Cafe 959 plays it safe, featuring roughly the same menu items as its predecessor, including old favourites the warm chicken poke and ricotta pancake. The cafe was jam packed at 2PM on a Saturday, obviously benefiting from its prime location and Concrete Jungle‘s old regulars.
I had a very reasonably priced bacon and egg roll and coffee ($10 – takeaway only price). Service was brisk, and they have introduced innovative new seats next to their takeaway service window for waiting in. While the bacon and egg roll isn’t going to make any top ten lists, it’s definitely adequate with filling adequately moistened by barbeque sauce. A very reasonably quick lunch or breakfast for the weekend shift-worker.
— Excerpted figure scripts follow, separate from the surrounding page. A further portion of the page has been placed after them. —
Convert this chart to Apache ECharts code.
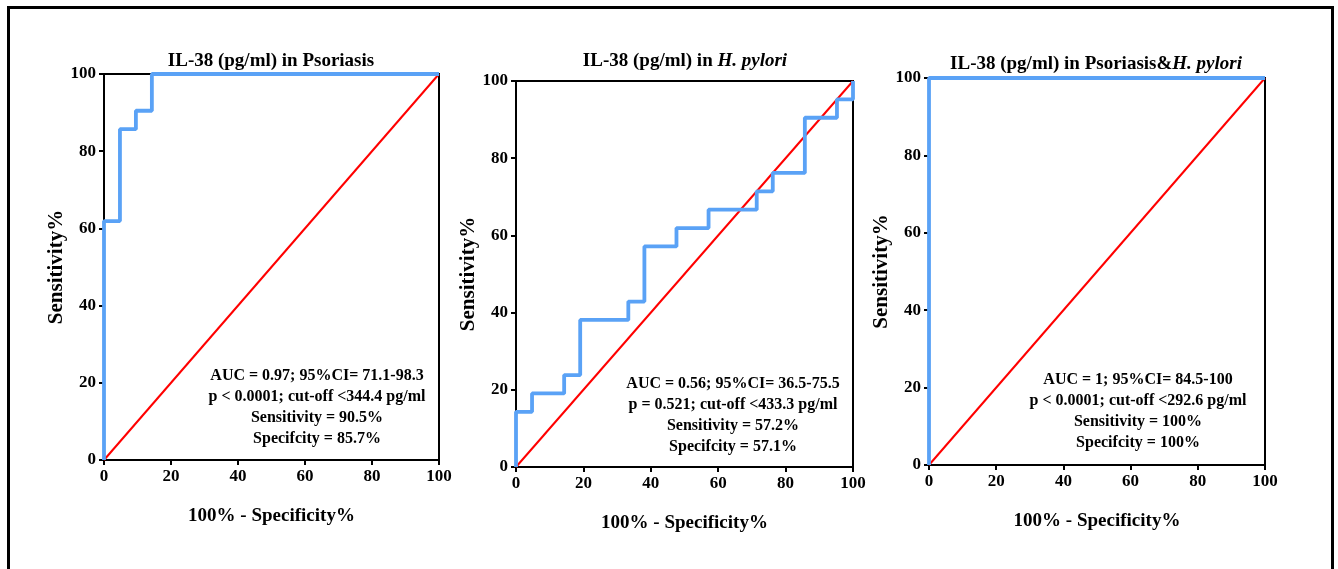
<!DOCTYPE html>
<html>
<head>
<meta charset="utf-8">
<script src="https://cdn.jsdelivr.net/npm/echarts@6/dist/echarts.min.js"></script>
<style>
  html, body { margin: 0; padding: 0; background: #fff; }
  #chart { width: 1338px; height: 569px; }
</style>
</head>
<body>
<div id="chart"></div>
<script>
// ROC operating points (100% - specificity, sensitivity)
const psoFpr = [0, 0, 4.76, 9.52, 14.29, 100]
const psoSens = [0, 61.9, 85.71, 90.48, 100, 100]

const hpFpr = [0, 0, 4.76, 14.29, 19.05, 33.33, 38.1, 47.62, 57.14, 71.43, 76.19, 85.71, 95.24, 100]
const hpSens = [0, 14.29, 19.05, 23.81, 38.1, 42.86, 57.14, 61.9, 66.67, 71.43, 76.19, 90.48, 95.24, 100]

const bothFpr = [0, 0, 100]
const bothSens = [0, 100, 100]

const refLine = [[0, 0], [100, 100]]

const annotations = [
  ['AUC = 0.97; 95%CI= 71.1-98.3', 'p < 0.0001; cut-off <344.4 pg/ml', 'Sensitivity = 90.5%', 'Specifcity = 85.7%'],
  ['AUC = 0.56; 95%CI= 36.5-75.5', 'p = 0.521; cut-off <433.3 pg/ml', 'Sensitivity = 57.2%', 'Specifcity = 57.1%'],
  ['AUC = 1; 95%CI= 84.5-100', 'p < 0.0001; cut-off <292.6 pg/ml', 'Sensitivity = 100%', 'Specifcity = 100%']
]

const FONT = '"Liberation Serif", "Times New Roman", serif'
const BLUE = '#5aa2f6'

// horizontal first, then vertical (ROC staircase)
function staircase(xs, ys) {
  const pts = [[xs[0], ys[0]]]
  for (let i = 1; i < xs.length; i++) {
    pts.push([xs[i], ys[i - 1]])
    pts.push([xs[i], ys[i]])
  }
  return pts
}

const grids = [
  { left: 104, top: 74, width: 335, height: 386 },
  { left: 516, top: 81, width: 337, height: 386 },
  { left: 929, top: 78, width: 336, height: 387 }
]

const axisCommon = {
  type: 'value',
  min: 0,
  max: 100,
  interval: 20,
  axisLine: { show: true, lineStyle: { color: '#000', width: 2 } },
  axisTick: { show: true, length: 5, inside: false, lineStyle: { color: '#000', width: 2 } },
  axisLabel: { color: '#000', fontFamily: FONT, fontSize: 17, fontWeight: 'bold' },
  splitLine: { show: false },
  nameLocation: 'middle'
}

const xAxes = grids.map((g, i) => Object.assign({}, axisCommon, {
  gridIndex: i,
  name: '100% - Specificity%',
  nameGap: 47,
  nameTextStyle: { color: '#000', fontFamily: FONT, fontSize: 19, fontWeight: 'bold' },
  axisLabel: Object.assign({}, axisCommon.axisLabel, { margin: 8 })
}))
const yAxes = grids.map((g, i) => Object.assign({}, axisCommon, {
  gridIndex: i,
  name: 'Sensitivity%',
  nameGap: 37,
  nameTextStyle: { color: '#000', fontFamily: FONT, fontSize: 21, fontWeight: 'bold' },
  axisLabel: Object.assign({}, axisCommon.axisLabel, { margin: 8 })
}))

const curves = [staircase(psoFpr, psoSens), staircase(hpFpr, hpSens), staircase(bothFpr, bothSens)]
const series = []
curves.forEach((pts, i) => {
  series.push({
    type: 'line', xAxisIndex: i, yAxisIndex: i, data: refLine,
    symbol: 'none', lineStyle: { color: '#ff0000', width: 2 }, z: 3, silent: true
  })
  series.push({
    type: 'line', xAxisIndex: i, yAxisIndex: i, data: pts,
    symbol: 'none', lineStyle: { color: BLUE, width: 3.8 }, z: 4, silent: true
  })
})

const titleStyle = { color: '#000', fontFamily: FONT, fontSize: 19, fontWeight: 'bold' }
const italicRich = { i: Object.assign({}, titleStyle, { fontStyle: 'italic' }) }
const titles = [
  { text: 'IL-38 (pg/ml) in Psoriasis', left: 266, top: 47, textAlign: 'center', textStyle: titleStyle },
  {
    text: 'IL-38 (pg/ml) in {i|H. pylori}', left: 680, top: 47, textAlign: 'center',
    textStyle: Object.assign({}, titleStyle, { rich: italicRich })
  },
  {
    text: 'IL-38 (pg/ml) in Psoriasis&{i|H. pylori}', left: 1091, top: 50, textAlign: 'center',
    textStyle: Object.assign({}, titleStyle, { rich: italicRich })
  }
]

const annoPos = [[317, 365], [733, 373], [1138, 369]]
const graphics = [{
  type: 'rect', shape: { x: 8.5, y: 7.5, width: 1324, height: 620 },
  style: { fill: 'none', stroke: '#000', lineWidth: 3 }, silent: true
}]
annotations.forEach((lines, i) => {
  graphics.push({
    type: 'text', x: annoPos[i][0], y: annoPos[i][1], silent: true,
    style: {
      text: lines.join('\n'), fill: '#000', font: 'bold 16px ' + FONT,
      textAlign: 'center', lineHeight: 21
    }
  })
})

const chart = echarts.init(document.getElementById('chart'), null, { renderer: 'canvas' })
chart.setOption({
  animation: false,
  backgroundColor: '#fff',
  title: titles,
  grid: grids.map(g => Object.assign({ show: true, borderColor: '#000', borderWidth: 2, backgroundColor: 'transparent' }, g)),
  xAxis: xAxes,
  yAxis: yAxes,
  series: series,
  graphic: graphics
})
</script>
</body>
</html>
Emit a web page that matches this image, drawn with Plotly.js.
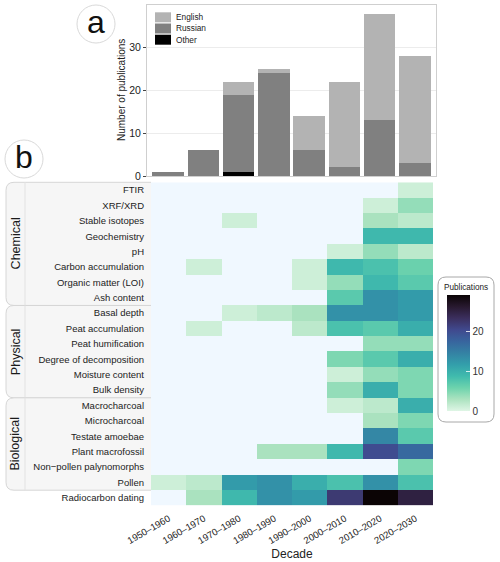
<!DOCTYPE html>
<html><head><meta charset="utf-8">
<script src="https://cdn.plot.ly/plotly-3.0.1.min.js"></script>
<style>html,body{margin:0;padding:0;background:#fff}#chart{width:500px;height:562px}</style>
</head><body><div id="chart"></div>
<script>
// ---------- data ----------
const decades = ["1950–1960","1960–1970","1970–1980","1980–1990","1990–2000","2000–2010","2010–2020","2020–2030"];
const langNames = ["English","Russian","Other"];
const english = [0,0,3,1,8,20,25,25];
const russian = [1,6,18,24,6,2,13,3];
const other   = [0,0,1,0,0,0,0,0];

const methods = ["FTIR","XRF/XRD","Stable isotopes","Geochemistry","pH","Carbon accumulation",
  "Organic matter (LOI)","Ash content","Basal depth","Peat accumulation","Peat humification",
  "Degree of decomposition","Moisture content","Bulk density","Macrocharcoal","Microcharcoal",
  "Testate amoebae","Plant macrofossil","Non−pollen palynomorphs","Pollen","Radiocarbon dating"];
const counts = [
  [0,0,0,0,0,0,0,1],
  [0,0,0,0,0,0,1,4],
  [0,0,1,0,0,0,3,2],
  [0,0,0,0,0,0,9,9],
  [0,0,0,0,0,1,4,2],
  [0,1,0,0,1,9,8,6],
  [0,0,0,0,1,4,9,7],
  [0,0,0,0,0,7,13,12],
  [0,0,1,2,3,13,13,12],
  [0,1,0,0,2,8,7,10],
  [0,0,0,0,0,0,4,4],
  [0,0,0,0,0,5,7,10],
  [0,0,0,0,0,1,4,5],
  [0,0,0,0,0,4,10,5],
  [0,0,0,0,0,1,2,10],
  [0,0,0,0,0,0,3,5],
  [0,0,0,0,0,0,14,7],
  [0,0,0,3,3,9,20,17],
  [0,0,0,0,0,0,0,5],
  [1,2,12,13,10,8,13,8],
  [0,3,9,13,12,22,29,25]
];
const groupNames = ["Chemical","Physical","Biological"];
const groupFirst = [0,8,14];
const groupLast  = [7,13,19];

// ---------- styling helpers ----------
const W = 500, H = 562;
const px = x => x / W;
const py = y => 1 - y / H;
const FONT = "Liberation Sans, Arial, Helvetica, sans-serif";
const langColors = {English:"#b3b3b3", Russian:"#808080", Other:"#000000"};

const heatTop = 182.3, heatBot = 505.6, heatL = 151, heatR = 433;
const rowH = (heatBot - heatTop) / methods.length;

const mako = [[0,"#F0F8FF"],[0.001,"#DEF5E5"],[0.1,"#ACE3C0"],[0.2,"#6DD3AD"],[0.3,"#40BBAD"],
  [0.4,"#339FAB"],[0.5,"#3482A4"],[0.6,"#38659E"],[0.7,"#40498E"],[0.8,"#3B2F5E"],
  [0.9,"#28192F"],[1,"#0B0405"]];

const seriesData = {English: english, Russian: russian, Other: other};
const barOrder = ["Other","Russian","English"];
const traces = barOrder.map(n => ({
  type:"bar", x: decades, y: seriesData[n], name: n, xaxis:"x", yaxis:"y",
  marker:{color: langColors[n], line:{width:0}}, width:0.9, hoverinfo:"x+y+name"
}));

traces.push({
  type:"heatmap", x: decades, y: methods, z: counts, xaxis:"x2", yaxis:"y2",
  zmin:0, zmax:29, colorscale: mako, xgap:0, ygap:0,
  colorbar:{
    x: px(447), xanchor:"left", xpad:0, ypad:0,
    y: py(353), yanchor:"middle", len:116, lenmode:"pixels",
    thickness:23, thicknessmode:"pixels", outlinewidth:0,
    tickvals:[0,10,20], ticks:"inside", ticklen:4, tickcolor:"rgba(255,255,255,0.8)",
    tickfont:{family:FONT, size:10, color:"#333"}
  }
});

function roundRect(x0,y0,x1,y1,r){
  return `M${px(x0+r)},${py(y0)} L${px(x1-r)},${py(y0)} Q${px(x1)},${py(y0)} ${px(x1)},${py(y0+r)} `+
    `L${px(x1)},${py(y1-r)} Q${px(x1)},${py(y1)} ${px(x1-r)},${py(y1)} L${px(x0+r)},${py(y1)} `+
    `Q${px(x0)},${py(y1)} ${px(x0)},${py(y1-r)} L${px(x0)},${py(y0+r)} Q${px(x0)},${py(y0)} ${px(x0+r)},${py(y0)} Z`;
}
function leftRound(x0,y0,x1,y1,r){
  return `M${px(x1)},${py(y0)} L${px(x0+r)},${py(y0)} Q${px(x0)},${py(y0)} ${px(x0)},${py(y0+r)} `+
    `L${px(x0)},${py(y1-r)} Q${px(x0)},${py(y1)} ${px(x0+r)},${py(y1)} L${px(x1)},${py(y1)}`;
}

const shapes = [];
const annotations = [];

// strip boxes
groupNames.forEach((g,i)=>{
  const t = heatTop + groupFirst[i]*rowH, b = heatTop + (groupLast[i]+1)*rowH;
  shapes.push({type:"path", xref:"paper", yref:"paper", path: leftRound(6,t,heatL,b,8),
    fillcolor:"#f6f6f6", line:{color:"#d6d6d6", width:1}, layer:"below"});
  shapes.push({type:"line", xref:"paper", yref:"paper", x0:px(25), x1:px(25), y0:py(t), y1:py(b),
    line:{color:"#e2e2e2", width:1}, layer:"below"});
  annotations.push({xref:"paper", yref:"paper", x:px(15.5), y:py((t+b)/2), text:g, showarrow:false,
    textangle:-90, font:{family:FONT, size:12.5, color:"#1a1a1a"}, xanchor:"center", yanchor:"middle"});
});

// colorbar box
shapes.push({type:"path", xref:"paper", yref:"paper", path: roundRect(438,277,494,422,8),
  fillcolor:"rgba(255,255,255,0)", line:{color:"#a8a8a8", width:1}, layer:"below"});
annotations.push({xref:"paper", yref:"paper", x:px(466), y:py(287), text:"Publications", showarrow:false,
  font:{family:FONT, size:8.2, color:"#222"}, xanchor:"center", yanchor:"middle"});

// panel letters
[["a",96,24],["b",24,159]].forEach(([t,cx,cy])=>{
  shapes.push({type:"circle", xref:"paper", yref:"paper", x0:px(cx-19), x1:px(cx+19), y0:py(cy+19), y1:py(cy-19),
    fillcolor:"#ffffff", line:{color:"#d9d9d9", width:1}});
  annotations.push({xref:"paper", yref:"paper", x:px(cx), y:py(cy-2), text:t, showarrow:false,
    font:{family:FONT, size:32, color:"#111"}, xanchor:"center", yanchor:"middle"});
});

// y-axis title of panel a
annotations.push({xref:"paper", yref:"paper", x:px(121), y:py(90), text:"Number of publications", showarrow:false,
  textangle:-90, font:{family:FONT, size:10, color:"#222"}, xanchor:"center", yanchor:"middle"});

// legend (manual, compact like reference)
langNames.forEach((n,i)=>{
  const top = 12.3 + i*11.2;
  shapes.push({type:"rect", xref:"paper", yref:"paper", x0:px(155), x1:px(171), y0:py(top+10), y1:py(top),
    fillcolor: langColors[n], line:{width:0}});
  annotations.push({xref:"paper", yref:"paper", x:px(173.5), y:py(top+5), text:n, showarrow:false,
    font:{family:FONT, size:8.3, color:"#222"}, xanchor:"left", yanchor:"middle"});
});

const layout = {
  width:W, height:H, margin:{l:0,r:0,t:0,b:0}, showlegend:false,
  paper_bgcolor:"#fff", plot_bgcolor:"rgba(0,0,0,0)", barmode:"stack", bargap:0.1,
  font:{family:FONT, color:"#333"},
  xaxis:{domain:[px(147),px(436)], anchor:"y", range:[-0.6,7.6], showticklabels:false, ticks:"",
    showgrid:false, zeroline:false, showline:true, mirror:true, linecolor:"#cfcfcf", linewidth:1, fixedrange:true},
  yaxis:{domain:[py(176),py(5)], anchor:"x", range:[0,40], tickvals:[0,10,20,30], ticks:"outside", ticklen:3,
    tickcolor:"#444", tickfont:{family:FONT, size:10.5, color:"#222"}, showgrid:true, gridcolor:"#ececec",
    zeroline:false, showline:true, mirror:true, linecolor:"#cfcfcf", linewidth:1},
  xaxis2:{domain:[px(heatL),px(heatR)], anchor:"y2", tickangle:-30, ticks:"", showgrid:false, zeroline:false,
    ticklabelstandoff:5, tickfont:{family:FONT, size:9.5, color:"#222"},
    title:{text:"Decade", font:{family:FONT, size:12, color:"#222"}, standoff:4}},
  yaxis2:{domain:[py(heatBot),py(heatTop)], anchor:"x2", autorange:"reversed", ticks:"", showgrid:false,
    zeroline:false, ticklabelstandoff:6, tickfont:{family:FONT, size:9.5, color:"#222"}},
  shapes, annotations
};

Plotly.newPlot("chart", traces, layout, {displayModeBar:false, staticPlot:true});
</script></body></html>
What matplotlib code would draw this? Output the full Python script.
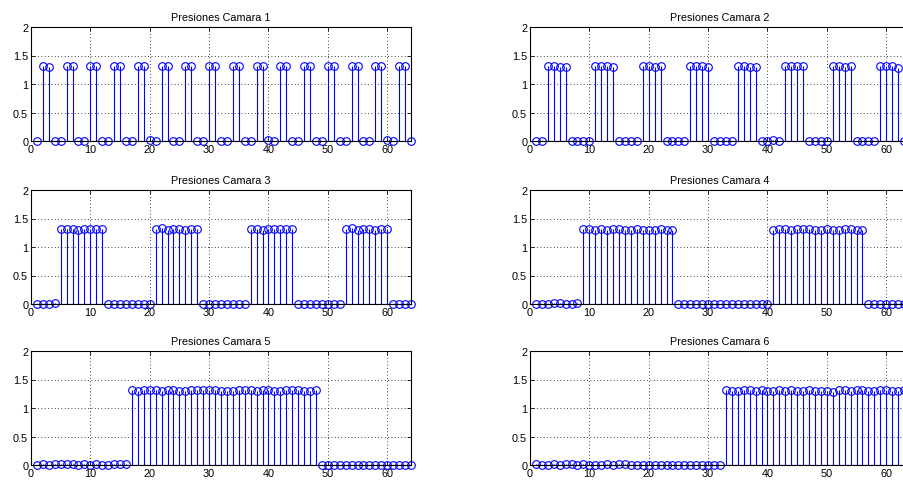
import matplotlib

matplotlib.use("Agg")
import matplotlib.pyplot as plt

# sample index 1..64 (same for all six chambers)
muestras = list(range(1, 65))

camara_1 = [0.00, 1.31, 1.29, 0.00, 0.00, 1.31, 1.31, 0.00,
            0.00, 1.31, 1.31, 0.00, 0.00, 1.31, 1.31, 0.00,
            0.00, 1.31, 1.31, 0.01, 0.00, 1.31, 1.31, 0.00,
            0.00, 1.31, 1.31, 0.00, 0.00, 1.31, 1.31, 0.00,
            0.00, 1.31, 1.31, 0.00, 0.00, 1.31, 1.31, 0.01,
            0.00, 1.31, 1.31, 0.00, 0.00, 1.31, 1.31, 0.00,
            0.00, 1.31, 1.31, 0.00, 0.00, 1.31, 1.31, 0.00,
            0.00, 1.31, 1.31, 0.01, 0.00, 1.31, 1.31, 0.00]

camara_2 = [0.00, 0.00, 1.31, 1.31, 1.29, 1.29, 0.00, 0.00,
            0.00, 0.00, 1.31, 1.31, 1.31, 1.29, 0.00, 0.00,
            0.00, 0.00, 1.31, 1.31, 1.29, 1.31, 0.00, 0.00,
            0.00, 0.00, 1.31, 1.31, 1.31, 1.29, 0.00, 0.00,
            0.00, 0.00, 1.31, 1.31, 1.29, 1.29, 0.00, 0.00,
            0.01, 0.00, 1.31, 1.31, 1.31, 1.31, 0.00, 0.00,
            0.00, 0.00, 1.31, 1.31, 1.29, 1.31, 0.00, 0.00,
            0.00, 0.00, 1.31, 1.31, 1.31, 1.28, 0.00, 0.00]

camara_3 = [0.00, 0.00, 0.00, 0.01, 1.31, 1.31, 1.31, 1.29,
            1.31, 1.31, 1.31, 1.31, 0.00, 0.00, 0.00, 0.00,
            0.00, 0.00, 0.00, 0.00, 1.31, 1.33, 1.29, 1.31,
            1.31, 1.29, 1.31, 1.31, 0.00, 0.00, 0.00, 0.00,
            0.00, 0.00, 0.00, 0.00, 1.31, 1.31, 1.29, 1.31,
            1.31, 1.31, 1.31, 1.31, 0.00, 0.00, 0.00, 0.00,
            0.00, 0.00, 0.00, 0.00, 1.31, 1.33, 1.29, 1.31,
            1.31, 1.29, 1.31, 1.31, 0.00, 0.00, 0.00, 0.00]

camara_4 = [0.00, 0.00, 0.00, 0.01, 0.01, 0.00, 0.00, 0.01,
            1.31, 1.31, 1.29, 1.31, 1.29, 1.31, 1.31, 1.29,
            1.29, 1.31, 1.29, 1.29, 1.29, 1.31, 1.29, 1.29,
            0.00, 0.00, 0.00, 0.00, 0.00, 0.00, 0.00, 0.00,
            0.00, 0.00, 0.00, 0.00, 0.00, 0.00, 0.00, 0.00,
            1.29, 1.31, 1.31, 1.29, 1.31, 1.31, 1.31, 1.29,
            1.29, 1.31, 1.29, 1.29, 1.31, 1.31, 1.29, 1.29,
            0.00, 0.00, 0.00, 0.00, 0.00, 0.00, 0.00, 0.00]

camara_5 = [0.00, 0.01, 0.00, 0.01, 0.01, 0.01, 0.01, 0.00,
            0.01, 0.00, 0.01, 0.00, 0.00, 0.01, 0.01, 0.01,
            1.31, 1.29, 1.31, 1.31, 1.31, 1.29, 1.31, 1.31,
            1.29, 1.29, 1.31, 1.31, 1.31, 1.31, 1.31, 1.29,
            1.29, 1.29, 1.31, 1.31, 1.31, 1.29, 1.31, 1.31,
            1.29, 1.29, 1.31, 1.31, 1.31, 1.29, 1.29, 1.31,
            0.00, 0.00, 0.00, 0.00, 0.00, 0.00, 0.00, 0.00,
            0.00, 0.00, 0.00, 0.00, 0.00, 0.00, 0.00, 0.00]

camara_6 = [0.01, 0.00, 0.00, 0.01, 0.00, 0.01, 0.01, 0.00,
            0.01, 0.00, 0.00, 0.00, 0.01, 0.00, 0.01, 0.01,
            0.00, 0.00, 0.00, 0.00, 0.00, 0.00, 0.00, 0.00,
            0.00, 0.00, 0.00, 0.00, 0.00, 0.00, 0.00, 0.00,
            1.31, 1.30, 1.30, 1.31, 1.31, 1.30, 1.31, 1.30,
            1.30, 1.31, 1.30, 1.31, 1.30, 1.30, 1.31, 1.30,
            1.30, 1.30, 1.28, 1.31, 1.31, 1.30, 1.31, 1.31,
            1.30, 1.30, 1.31, 1.31, 1.30, 1.30, 1.31, 1.30]

camaras = [camara_1, camara_2, camara_3, camara_4, camara_5, camara_6]
titulos = [f"Presiones Camara {k}" for k in range(1, 7)]

X_TICKS = [0, 10, 20, 30, 40, 50, 60]
Y_TICKS = [0, 0.5, 1, 1.5, 2]

plt.rcParams["font.family"] = ["Liberation Sans", "DejaVu Sans"]
plt.rcParams["font.size"] = 7.8

W, H = 904, 481
fig = plt.figure(figsize=(W / 100, H / 100), dpi=100)

AX_W, AX_H = 380, 114
lefts = [31, 530]
tops = [28, 191, 352]

for k, (vals, titulo) in enumerate(zip(camaras, titulos)):
    r, c = divmod(k, 2)
    x0, y0 = lefts[c], tops[r]
    ax = fig.add_axes([x0 / W, 1 - (y0 + AX_H) / H, AX_W / W, AX_H / H])
    mk, st, base = ax.stem(muestras, vals, linefmt="b-", markerfmt="bo",
                           basefmt="k-")
    mk.set_markerfacecolor("none")
    mk.set_markersize(5.5)
    mk.set_markeredgewidth(0.8)
    mk.set_clip_on(False)
    st.set_linewidth(0.8)
    base.set_linewidth(0.8)
    ax.set_xlim(0, 64)
    ax.set_ylim(0, 2)
    ax.set_xticks(X_TICKS)
    ax.set_yticks(Y_TICKS)
    ax.set_yticklabels(["0", "0.5", "1", "1.5", "2"])
    ax.grid(True, color="black", linestyle=(0, (1, 3)), linewidth=0.6)
    ax.set_axisbelow(True)
    ax.tick_params(direction="in", length=3, width=0.6, top=True, right=True,
                   pad=2, labelsize=7.8)
    for sp in ax.spines.values():
        sp.set_linewidth(0.8)
    ax.set_title(titulo, fontsize=7.8, pad=5)

fig.savefig("out.png", dpi=100)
The Portuguese tart looked like it would be good but it was not. The pastry looked like it would be flaky but it was rather doughy and sticky. The filling was too sweet for my tastes. A tie with Culture Bean‘s equally disappointing but actually much different offering.
The Chicken Sandwich was actually quite good. There is a lot of mayonnaise and cheese inside, which makes it feel a bit heavier than the sandwiches offered next door at Culture Bean. The bread was the standout component, a light Turkish bread which was actually very good when toasted. A winner.
I hope that as Cafe 959 finds its own they will introduce more of their own items onto the menu.